Following the logic of these ideas can take us back to the basic concept of domain play in classic and old-school D&D. Fighters rule land, clerics gather followers, wizards research knowledge. There is some overlap between those ideas, and exceptions, to be sure; a world should have an occasional witch-king or Merlin-style advisor. But in my conception, those are rare exceptions even among the already very small population of high-level adventurers.



So that’s my take – but I concede it is limited to certain assumptions about the metaphysical workings of a D&D world, how rare NPCs with class levels are, and the prevalence of magic. The approach of many high fantasy worlds – where NPC wizards and clerics in the double-digit level range seem happy to serve as government administrators, small business owners, and local troubleshooters – is not my approach. But it’s not a wrong approach, and it may suit certain styles of play. “It depends” wins another argument.

But it’s also interesting to turn this question around, and try to draw a more universal conclusion about the real world. Why do people seek status and power within nations and other organizations in the real world? Precisely because they cannot “level up” and access magic and supernatural power. Real-world historical rulers surely aspired to be like the 20th-level PC of their mythologies – Hercules or Gilgamesh or Merlin. But they were ultimately just mundane, mortal humans. They could not harness magical power or superhuman mastery of weapons. They had no choice but to build powerful societies because there was no other way to extend their influence and power far beyond themselves. 

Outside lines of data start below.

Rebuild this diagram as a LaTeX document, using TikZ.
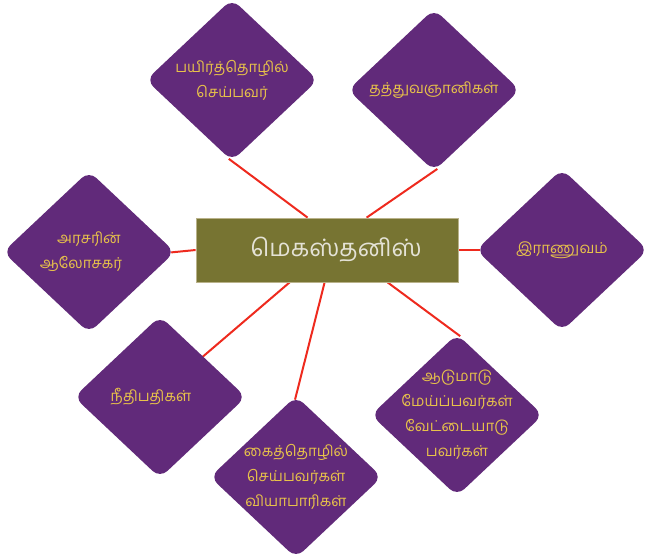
\documentclass[tikz,border=0pt]{standalone}
\usepackage{fontspec}
\newfontfamily\tamil[Script=Tamil]{Hind Madurai}
\usetikzlibrary{shapes.geometric,calc,backgrounds}
\definecolor{dpurple}{HTML}{612A7A}
\definecolor{dgold}{HTML}{E8C24A}
\definecolor{dolive}{HTML}{777432}
\definecolor{dolivee}{HTML}{B9B28A}
\definecolor{dhubtext}{HTML}{E4E2D6}
\definecolor{dred}{HTML}{EE2A1E}
\begin{document}
\begin{tikzpicture}[x=1pt,y=-1pt,
  dia/.style={diamond, fill=dpurple, rounded corners=10pt, minimum width=172pt, minimum height=162pt, inner sep=-40pt, text=dgold, font=\tamil\fontsize{15}{25}\selectfont, align=center},
  hub/.style={rectangle, fill=dolive, draw=dolivee, line width=0.8pt, minimum width=262pt, minimum height=64pt, inner sep=0pt, text=dhubtext, font=\tamil\fontsize{24}{28}\selectfont},
  link/.style={draw=dred, line width=2pt, shorten >=-4pt}]
\useasboundingbox (0,0) rectangle (660,557);
\node[hub] (c) at (327,250) {\hspace*{18pt}மெகஸ்தனிஸ்};
\node[dia] (d1) at (232,80) {பயிர்த்தொழில்\\செய்பவர்};
\node[dia] (d2) at (434,90) {தத்துவஞானிகள்};
\node[dia] (d3) at (89,252) {அரசரின்\\ஆலோசகர்\hspace*{16pt}};
\node[dia] (d4) at (562,250) {இராணுவம்};
\node[dia] (d5) at (160,397) {நீதிபதிகள்\hspace*{18pt}};
\node[dia] (d6) at (296,477) {கைத்தொழில்\\செய்பவர்கள்\\வியாபாரிகள்};
\node[dia] (d7) at (457,415) {ஆடுமாடு\\மேய்ப்பவர்கள்\\வேட்டையாடு\\பவர்கள்};
\coordinate (t1) at ($(c.north west)+(112,0)$);
\coordinate (t2) at ($(c.north west)+(171,0)$);
\coordinate (b5) at ($(c.south west)+(94,0)$);
\coordinate (b6) at ($(c.south west)+(129,0)$);
\coordinate (b7) at ($(c.south west)+(192,0)$);
\begin{scope}[on background layer]
\draw[link] (t1) -- (d1.south);
\draw[link] (t2) -- (d2.south);
\draw[link] (c.west) -- (d3.east);
\draw[link] (c.east) -- (d4.west);
\draw[link] (b5) -- (d5.north east);
\draw[link] (b6) -- (d6.north);
\draw[link] (b7) -- (d7.north);
\end{scope}
\end{tikzpicture}
\end{document}
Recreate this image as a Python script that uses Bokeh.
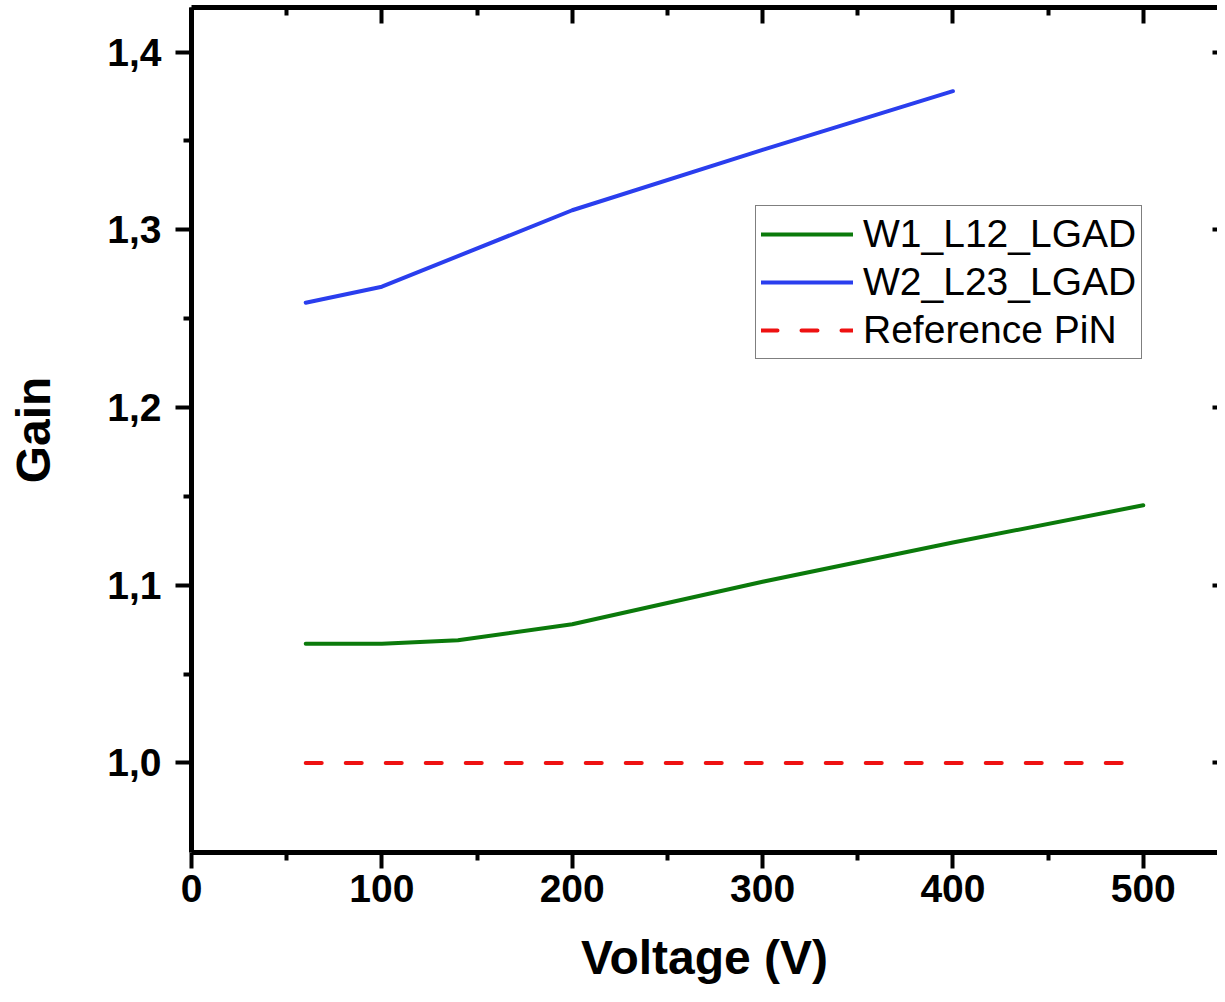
from bokeh.plotting import figure
from bokeh.models import Range1d, LinearAxis, FixedTicker, CustomJSTickFormatter
from bokeh.embed import file_html
from bokeh.resources import INLINE

# ---- data ----
voltage_w1 = [60, 100, 140, 200, 300, 400, 500]
gain_w1 = [1.067, 1.067, 1.069, 1.078, 1.102, 1.124, 1.145]

voltage_w2 = [60, 100, 200, 300, 400]
gain_w2 = [1.259, 1.268, 1.311, 1.345, 1.378]

voltage_pin = [60, 500]
gain_pin = [1.0, 1.0]

x_major = [0, 100, 200, 300, 400, 500]
x_minor = [50, 150, 250, 350, 450]
y_major = [1.0, 1.1, 1.2, 1.3, 1.4]
y_minor = [1.05, 1.15, 1.25, 1.35]

FONT = "Liberation Sans"

p = figure(width=1217, height=994,
           x_range=Range1d(0, 539), y_range=Range1d(0.9496, 1.4251),
           output_backend="svg", toolbar_location=None,
           min_border_left=191, min_border_right=0, min_border_top=7,
           min_border_bottom=142)
p.grid.visible = False
p.outline_line_color = None
p.background_fill_color = "white"
p.border_fill_color = "white"

xt = FixedTicker(ticks=x_major, minor_ticks=x_minor)
yt = FixedTicker(ticks=y_major, minor_ticks=y_minor)

def style(ax):
    ax.axis_line_width = 5
    ax.axis_line_color = "black"
    ax.major_tick_line_width = 4
    ax.minor_tick_line_width = 4
    ax.major_tick_line_color = "black"
    ax.minor_tick_line_color = "black"
    ax.major_label_text_font = FONT
    ax.major_label_text_font_style = "bold"
    ax.major_label_text_font_size = "39px"
    ax.major_label_text_color = "black"
    ax.axis_label_text_font = FONT
    ax.axis_label_text_font_style = "bold"
    ax.axis_label_text_font_size = "48px"
    ax.axis_label_text_color = "black"

xa = p.xaxis[0]
style(xa)
xa.ticker = xt
xa.major_tick_out = 16
xa.major_tick_in = 0
xa.minor_tick_out = 8
xa.minor_tick_in = 0
xa.major_label_standoff = 6
xa.axis_label = "Voltage (V)"
xa.axis_label_standoff = 26

ya = p.yaxis[0]
style(ya)
ya.ticker = yt
ya.major_tick_out = 16
ya.major_tick_in = 0
ya.minor_tick_out = 8
ya.minor_tick_in = 0
ya.major_label_standoff = 14
ya.axis_label = "Gain"
ya.axis_label_standoff = 44
ya.formatter = CustomJSTickFormatter(code="return tick.toFixed(1).replace('.', ',');")

top = LinearAxis(ticker=xt)
style(top)
top.major_tick_in = 16
top.major_tick_out = 0
top.minor_tick_in = 8
top.minor_tick_out = 0
top.major_label_text_font_size = "0px"
top.major_label_standoff = 0
top.formatter = CustomJSTickFormatter(code="return '';")
p.add_layout(top, "above")

right = LinearAxis(ticker=FixedTicker(ticks=y_major, minor_ticks=[]))
style(right)
right.axis_line_color = None
right.major_tick_in = 5
right.major_tick_out = 0
right.minor_tick_in = 0
right.minor_tick_out = 0
right.major_label_text_font_size = "0px"
right.major_label_standoff = 0
right.formatter = CustomJSTickFormatter(code="return '';")
p.add_layout(right, "right")

p.line(voltage_w1, gain_w1, line_color="#0B7A0B", line_width=4,
       line_join="round", line_cap="round", legend_label="W1_L12_LGAD")
p.line(voltage_w2, gain_w2, line_color="#2A3EEE", line_width=4,
       line_join="round", line_cap="round", legend_label="W2_L23_LGAD")
p.line(voltage_pin, gain_pin, line_color="#EE1111", line_width=4,
       line_dash="16 24", line_cap="round", legend_label="Reference PiN")

lg = p.legend[0]
lg.location = (564, 493)
lg.label_text_font = FONT
lg.label_text_font_size = "39px"
lg.label_text_color = "black"
lg.glyph_width = 92
lg.glyph_height = 46
lg.label_height = 46
lg.spacing = 2
lg.padding = 5
lg.margin = 0
lg.label_standoff = 10
lg.border_line_color = "black"
lg.border_line_width = 1.5
lg.background_fill_color = "white"
lg.background_fill_alpha = 1.0

open("out.html", "w").write(file_html(p, INLINE))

In a fantasy world where magic and supernatural power exists, people would have that choice. That’s why I believe governments in medium- or high-magic worlds would be weaker, smaller, shorter-lived, and with less state capacity, simply because some percentage of the most talented potential rulers would instead be gaining power through magical means instead of building social and political power. 

We seek status because we lack the power to act so unilaterally as individuals in the way that the fantasy of fantasy RPGs allow us to do.